Natural Health Solutions: Multivitamins and Brain Function
Scientists are predicting that diagnosed cases of dementia are set to double over the next ten years as the world’s population continues to age. Evidence points to a relationship between the levels of individual vitamins received over their lifetime and the cognitive decline and dementia in the elderly. It seems that those who have spent years with a lack of vitamins in their diet show an accumulation of wear and tear on the brain.
There are currently many research programs into the cause and prevention of Alzheimer’s and other memory-related diseases that are related to old age. Some of the most interesting preventative solutions have shown to be as simple as taking vitamin supplements to maintain a healthy mind.
What a Healthy Brain Needs:
Professor David Kennedy, Director of the Brain Performance and Nutrition Research Centre at Northumbria University, UK found during his research into nutrients that vitamins are essential for proper brain function. Moderating the diet correctly can easily enhance both concentration and stamina. Vitamins are required for general cellular energy production in the brain; they offer a protective role as anti-oxidants and are directly involved in the synthesis and use of all of the brain chemicals that drive brain function. Several vitamins even bind to their own brain receptors and directly affect the brain function in a positive way.
How Multivitamins Work:
Although many research programs have concentrated on the B vitamins and their effect on the brain, they have generally had inconclusive results. It is generally now agreed that all the vitamins are important to a healthy mind. In order to ensure optimum benefit to the brain, taking a multivitamin ensures that all the necessary vitamins are received in sufficient quantity, rather than just supplementing specific ones at random.

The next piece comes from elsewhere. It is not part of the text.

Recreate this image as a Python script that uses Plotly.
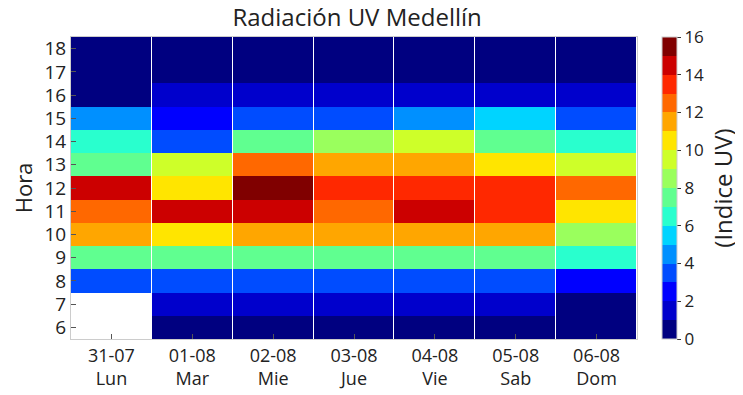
import plotly.graph_objects as go

dias = ["31-07<br>Lun", "01-08<br>Mar", "02-08<br>Mie", "03-08<br>Jue",
        "04-08<br>Vie", "05-08<br>Sab", "06-08<br>Dom"]
horas = [6, 7, 8, 9, 10, 11, 12, 13, 14, 15, 16, 17, 18]

# UV index per day (rows = hours 6..18)
lun = [None, None, 3.5, 7.5, 11.5, 12.5, 14.5, 7.5, 6.5, 4.5, 0.5, 0.5, 0.5]
mar = [0.5, 1.5, 3.5, 7.5, 10.5, 14.5, 10.5, 9.5, 3.5, 2.5, 1.5, 0.5, 0.5]
mie = [0.5, 1.5, 3.5, 7.5, 11.5, 14.5, 15.5, 12.5, 7.5, 3.5, 1.5, 0.5, 0.5]
jue = [0.5, 1.5, 3.5, 7.5, 11.5, 12.5, 13.5, 11.5, 8.5, 3.5, 1.5, 0.5, 0.5]
vie = [0.5, 1.5, 3.5, 7.5, 11.5, 14.5, 13.5, 11.5, 9.5, 4.5, 1.5, 0.5, 0.5]
sab = [0.5, 1.5, 3.5, 7.5, 11.5, 13.5, 13.5, 10.5, 7.5, 5.5, 1.5, 0.5, 0.5]
dom = [0.5, 0.5, 2.5, 6.5, 8.5, 10.5, 12.5, 9.5, 6.5, 3.5, 1.5, 0.5, 0.5]

columnas = [lun, mar, mie, jue, vie, sab, dom]
z = [[col[i] for col in columnas] for i in range(len(horas))]

niveles = ["#000080", "#0000cc", "#0000ff", "#004cff", "#0090ff", "#00d4ff",
           "#29ffce", "#60ff90", "#9aff5d", "#ceff29", "#ffe500", "#ffa600",
           "#ff6800", "#ff2800", "#cc0000", "#800000"]
n = len(niveles)
colorscale = []
for i, c in enumerate(niveles):
    colorscale.append([i / n, c])
    colorscale.append([(i + 1) / n, c])

FONT = "Open Sans"
fig = go.Figure(go.Heatmap(
    z=z, x=list(range(len(dias))), y=horas,
    colorscale=colorscale, zmin=0, zmax=16, xgap=1,
    colorbar=dict(
        thickness=15, len=1.0, lenmode="fraction", y=0.5, yanchor="middle",
        x=1.044, xanchor="left", xpad=0, ypad=0,
        outlinewidth=1, outlinecolor="#cccccc",
        tickvals=[0, 2, 4, 6, 8, 10, 12, 14, 16], ticks="outside", ticklen=4,
        tickcolor="#333", tickfont=dict(size=17, color="#222", family=FONT),
        title=dict(text="(Indice UV)", side="right",
                   font=dict(size=24, color="#222", family=FONT)),
    ),
    hoverongaps=False,
))

# the page body adds an 8px offset, so the figure is sized/margined to compensate
fig.update_layout(
    width=735, height=387,
    margin=dict(l=63, r=106, t=29, b=56, autoexpand=False),
    paper_bgcolor="white", plot_bgcolor="white",
    title=dict(text="Radiación UV Medellín", x=0.475, xanchor="center",
               y=0.998, yanchor="top",
               font=dict(size=24, color="#222", family=FONT)),
    font=dict(family=FONT, color="#222"),
)
fig.update_xaxes(
    tickvals=list(range(len(dias))), ticktext=dias, range=[-0.5, 6.5],
    ticks="inside", ticklen=5, tickcolor="#555", automargin=False,
    tickfont=dict(size=18, color="#222", family=FONT),
    showgrid=False, zeroline=False, showline=True, linecolor="#cccccc",
    mirror=True,
)
fig.update_yaxes(
    tickvals=horas, range=[5.5, 18.5], automargin=True,
    ticks="inside", ticklen=5, tickcolor="#555",
    tickfont=dict(size=19, color="#222", family=FONT),
    title=dict(text="Hora", font=dict(size=22, color="#222", family=FONT), standoff=13),
    showgrid=False, zeroline=False, showline=True, linecolor="#cccccc",
    mirror=True,
)

fig.write_html("out.html")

Recent research carried out by Professor Kennedy concentrated on a group of males aged between 30 and 55. Previous trials have generally concentrated on the elderly. 215 participants in the trial were given a multivitamin which included vitamin B complex and vitamin C. The remaining half of the participants in the group were given a placebo. The trial lasted 33 days and during the trial the participants all had to complete questionnaires relating to stress, mood and general health as well as participating in tests on math and thinking skills.
The placebo group showed no change but those taking the multivitamin showed improved scores on the mental tests and reported lower mental fatigue. The trial concluded that optimum functioning of the central nervous system, which includes the brain, is dependent upon a wide range of micronutrients. There is supporting evidence from other studies that confirm the relationship between micronutrients and psychological functioning.
Taking a multivitamin every day is a simple, cheap and easy way to maintain general good health and avoid any deficiencies that our modern-day diets may create. In the long run, your brain will thank you for it too!
Do you currently take a multivitamin?